What initially seemed like a cause for celebration after Jerome Powell hinted that a September interest rate cut “could be on the table” quickly turned into another selloff for tech stocks the day after the July Federal Open Market Committee meeting.
Investors reevaluated their positions in tech giants in light of disappointing economic data released Thursday and the latest earnings reports, shifting toward a more risk-averse approach.
The Nasdaq 100, as tracked by the Invesco QQQ Trust (NASDAQ:QQQ), tumbled 2.7% after a 3% rally on Wednesday.
The Magnificent Seven tech stocks, monitored through the Roundhill Magnificent Seven ETF (NASDAQ:MAGS), declined by 1.9%. Chipmakers faced another significant blow, with the iShares Semiconductor ETF (NYSE:SOXX) plummeting over 7%, wiping out the gains made on Wednesday.
Some investors, relying on fundamentals, see potential entry opportunities during this selloff.
Ed Yardeni’s Insights On Tech Stock Prospects
Veteran Wall Street investor Ed Yardeni, chief investment strategist and president at Yardeni Research, said that despite investor disappointment in Alphabet Inc. (NASDAQ:GOOGL) (NASDAQ:GOOG) and Microsoft Corp. (NYSE:MSFT) earnings, there were no indications that artificial intelligence would fail to live up to expectations.
According to Yardeni, their capital spending plans—higher than anticipated—indicate a strong commitment to developing infrastructure to support AI.
“If that's the case, much of the selloff may be in the rearview mirror,” Yardeni wrote.
Despite the selloff, the MegaCap-8 stocks (excluding Tesla) are still enjoying “a banner year:”
- Nvidia Corp. (NASDAQ:NVDA): up 122% year-to-date through 1:30 p.m.
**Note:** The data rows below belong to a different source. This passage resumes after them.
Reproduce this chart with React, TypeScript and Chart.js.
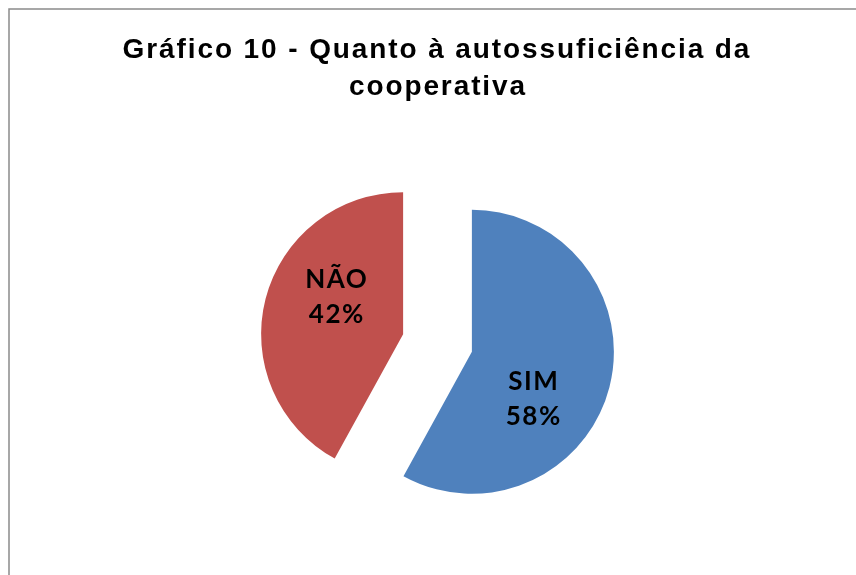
import React, { useEffect, useRef } from "react";
import { Chart, registerables } from "chart.js";

Chart.register(...registerables);

const TITLE_LINES = ["Gráfico 10 - Quanto à autossuficiência da", "cooperativa"];
const CATEGORIES = ["SIM", "NÃO"];
const VALUES = [58, 42];
const COLORS = ["#4F81BD", "#C0504D"];

const PIE_RADIUS = 142;
const EXPLODE_PX = 35.5;

const frameAndTitle = {
  id: "frameAndTitle",
  beforeDraw(chart: any) {
    const ctx = chart.ctx;
    ctx.save();
    ctx.fillStyle = "#ffffff";
    ctx.fillRect(0, 0, chart.width, chart.height);
    ctx.strokeStyle = "#8a8a8a";
    ctx.lineWidth = 1.5;
    ctx.strokeRect(9, 9, 1200, 1200);
    ctx.fillStyle = "#000000";
    ctx.font = "bold 28px 'Liberation Sans', Arial, sans-serif";
    (ctx as any).letterSpacing = "1.9px";
    ctx.textAlign = "center";
    ctx.textBaseline = "alphabetic";
    ctx.fillText(TITLE_LINES[0], 436 + 0.95, 58);
    ctx.fillText(TITLE_LINES[1], 437 + 0.95, 95);
    ctx.restore();
  },
};

// Explode slices: draw each library arc element translated along its bisector.
const explodedSlices = {
  id: "explodedSlices",
  beforeDatasetDraw(chart: any, args: any) {
    const ctx = chart.ctx;
    const meta = args.meta;
    const area = chart.chartArea;
    ctx.save();
    meta.data.forEach((arc: any) => {
      const mid = (arc.startAngle + arc.endAngle) / 2;
      ctx.save();
      ctx.translate(Math.cos(mid) * EXPLODE_PX, Math.sin(mid) * EXPLODE_PX);
      arc.draw(ctx, area);
      ctx.restore();
    });
    ctx.restore();
    return false;
  },
};

const sliceLabels = {
  id: "sliceLabels",
  afterDatasetsDraw(chart: any, _args: any, opts: any) {
    const ctx = chart.ctx;
    const meta = chart.getDatasetMeta(0);
    const total = VALUES.reduce((a, b) => a + b, 0);
    ctx.save();
    ctx.fillStyle = "#000000";
    ctx.font = "bold 26px Lato, 'Open Sans', sans-serif";
    (ctx as any).letterSpacing = "1.5px";
    ctx.textAlign = "center";
    ctx.textBaseline = "alphabetic";
    meta.data.forEach((arc: any, i: number) => {
      const mid = (arc.startAngle + arc.endAngle) / 2;
      const sx = arc.x + Math.cos(mid) * EXPLODE_PX;
      const sy = arc.y + Math.sin(mid) * EXPLODE_PX;
      const a = mid + ((opts.angleShift[i] || 0) * Math.PI) / 180;
      const d = arc.outerRadius * opts.dist;
      const lx = sx + Math.cos(a) * d + 0.75;
      const ly = sy + Math.sin(a) * d;
      const pct = Math.round((VALUES[i] / total) * 100) + "%";
      ctx.fillText(CATEGORIES[i], lx, ly - 8.3);
      ctx.fillText(pct, lx, ly + 26.3);
    });
    ctx.restore();
  },
};

export default function App() {
  const ref = useRef<HTMLCanvasElement | null>(null);
  useEffect(() => {
    if (!ref.current) return;
    const chart = new Chart(ref.current, {
      type: "pie",
      data: {
        labels: CATEGORIES,
        datasets: [
          {
            data: VALUES,
            backgroundColor: COLORS,
            borderWidth: 0,
            offset: 0,
            hoverOffset: 0,
          } as any,
        ],
      },
      options: {
        responsive: false,
        animation: false,
        radius: PIE_RADIUS,
        layout: { padding: { left: 19, right: 0, top: 111, bottom: 0 } },
        plugins: {
          legend: { display: false },
          title: { display: false },
          tooltip: { enabled: false },
          sliceLabels: { angleShift: [23, 15], dist: 0.542 },
        } as any,
        events: [],
      } as any,
      plugins: [frameAndTitle, explodedSlices, sliceLabels],
    });
    return () => chart.destroy();
  }, []);
  return (
    <div style={{ position: "absolute", left: 0, top: 0, width: 856, height: 575 }}>
      <canvas ref={ref} width={856} height={575} style={{ display: "block", width: 856, height: 575 }} />
    </div>
  );
}
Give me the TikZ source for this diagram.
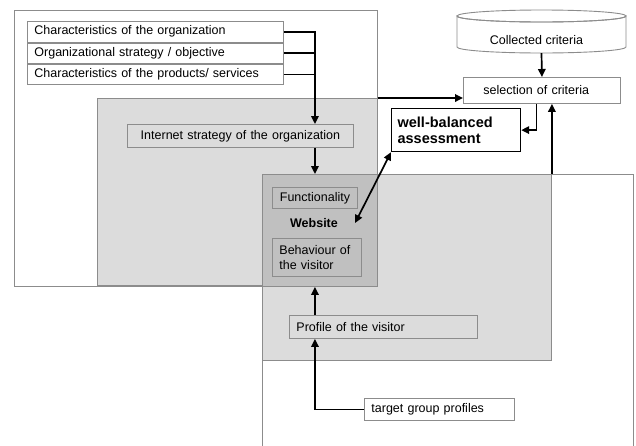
\documentclass[tikz,border=0pt]{standalone}
\usepackage{fontspec}
\setmainfont{Liberation Sans}
\usetikzlibrary{arrows.meta}
\definecolor{bordergray}{HTML}{8C8C8C}
\definecolor{lightfill}{HTML}{DCDCDC}
\definecolor{darkfill}{HTML}{C0C0C0}
\begin{document}
\begin{tikzpicture}[x=1pt,y=-1pt,
  font=\fontsize{12.5}{15}\selectfont,
  region/.style={draw=bordergray, line width=0.9pt, anchor=north west, inner sep=0pt},
  tbox/.style={draw=bordergray, line width=0.9pt, anchor=north west, inner xsep=7pt, inner ysep=0pt, align=left},
  conn/.style={line width=1.7pt},
  arr/.style={conn, -{Triangle[length=8pt,width=7.5pt]}},
  darr/.style={conn, {Triangle[length=8pt,width=7.5pt]}-{Triangle[length=8pt,width=7.5pt]}},
  boldtxt/.style={font=\fontsize{12.5}{15}\selectfont\bfseries, inner sep=0pt},
]
\useasboundingbox (0,0) rectangle (636,445);
\fill[white] (0,0) rectangle (636,445);

% large regions
\node[region, fill=white, minimum width=363pt, minimum height=276pt] (org) at (14,10) {};
\draw[draw=bordergray, line width=0.9pt] (262,446) -- (262,174) -- (633,174) -- (633,446);
\node[region, fill=lightfill, minimum width=280pt, minimum height=187pt] (inet) at (97,98) {};
\node[region, fill=lightfill, minimum width=289pt, minimum height=186pt] (vis) at (262,174) {};
\node[region, fill=darkfill, minimum width=115pt, minimum height=112pt] (web) at (262,174) {};

% organization boxes
\node[tbox, fill=white, text width=242pt, minimum height=20.5pt] (c1) at (27,21) {Characteristics of the organization};
\node[tbox, fill=white, text width=242pt, minimum height=19.5pt] (c2) at (27,43) {Organizational strategy / objective};
\node[tbox, fill=white, text width=242pt, minimum height=20pt] (c3) at (27,64) {Characteristics of the products/ services};

\node[tbox, align=center, text width=212pt, minimum height=23pt] (is) at (127,124) {Internet strategy of the organization};

% website
\node[tbox, align=center, inner xsep=4pt, text width=77pt, minimum height=21pt] (fn) at (272,187) {Functionality};
\node[boldtxt] (wlab) at (314,223) {Website};
\node[tbox, text width=75pt, minimum height=38pt] (bh) at (272,238) {Behaviour of\\the visitor};

\node[tbox, text width=174pt, minimum height=23pt] (pv) at (289,315) {Profile of the visitor};
\node[tbox, fill=white, text width=136pt, minimum height=22pt] (tg) at (364,398) {target group profiles};

% criteria
\draw[draw=bordergray, line width=0.9pt, fill=white] (457,16) -- (457,47)
  arc[start angle=180, end angle=360, x radius=84.5pt, y radius=6pt] -- (626,16)
  arc[start angle=0, end angle=-180, x radius=84.5pt, y radius=6pt] -- cycle;
\draw[draw=bordergray, line width=0.9pt] (541.5,16) ellipse [x radius=84.5pt, y radius=6pt];
\node[inner sep=0pt, minimum width=169pt, minimum height=43pt] (cc) at (541.5,31.5) {};
\node[inner sep=0pt] (cclab) at (536.5,40) {Collected criteria};

\node[tbox, fill=white, text width=143pt, minimum height=26pt] (sel) at (463,77) {\hspace*{13pt}selection of criteria};
\node[tbox, draw=black, line width=1.2pt, fill=white, inner xsep=6pt, text width=117pt, minimum height=43pt,
  font=\fontsize{14.5}{16}\selectfont\bfseries] (wb) at (391,108) {well-balanced\\assessment};

% connectors
\draw[conn] (c2.east) -- (c2.east -| fn.north);
\draw[conn] (c3.east) -- (c3.east -| fn.north);
\draw[arr] (c1.east) -| (is.north -| fn.north);
\draw[arr] (is.south -| fn.north) -- (web.north -| fn.north);
\draw[arr] (inet.north east) -- (inet.north east -| sel.west);
\draw[arr] (cc.south) -- (sel.north);
\draw[arr] ([xshift=-5.5pt]sel.south) |- (wb.east);
\draw[arr] (vis.north east) -- (vis.north east |- sel.south);
\draw[darr] (wb.south west) -- ([xshift=17pt]wlab.east);
\draw[arr] (pv.north -| fn.north) -- (web.south -| fn.north);
\draw[arr] (tg.west) -| (pv.south -| fn.north);
\end{tikzpicture}
\end{document}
ET Thursday.
- Meta: up 41%
- Netflix Inc. (NASDAQ:NFLX): up 29%
- Alphabet: up 22.5%
- Amazon.com Inc. (NASDAQ:AMZN): up 21.5%
- Apple Inc. (NASDAQ:AAPL): up 16.6%
- Microsoft Corp.: up 11.2%
- Tesla Inc. (NASDAQ:TSLA): down 12%
Some stocks within this group still offer attractive valuations, according to Yardeni.
For instance, he said Nvidia’s forward price-to-earnings (P/E) ratio of 32.1 is considered “extremely low” relative to its expected forward earnings growth of 60.9%. Similarly, Meta and Netflix are not fully recognized for their strong earnings growth, which almost matches their respective forward P/E ratios, he said.
“Conversely, some forward multiples are harder to justify,” Yardeni said.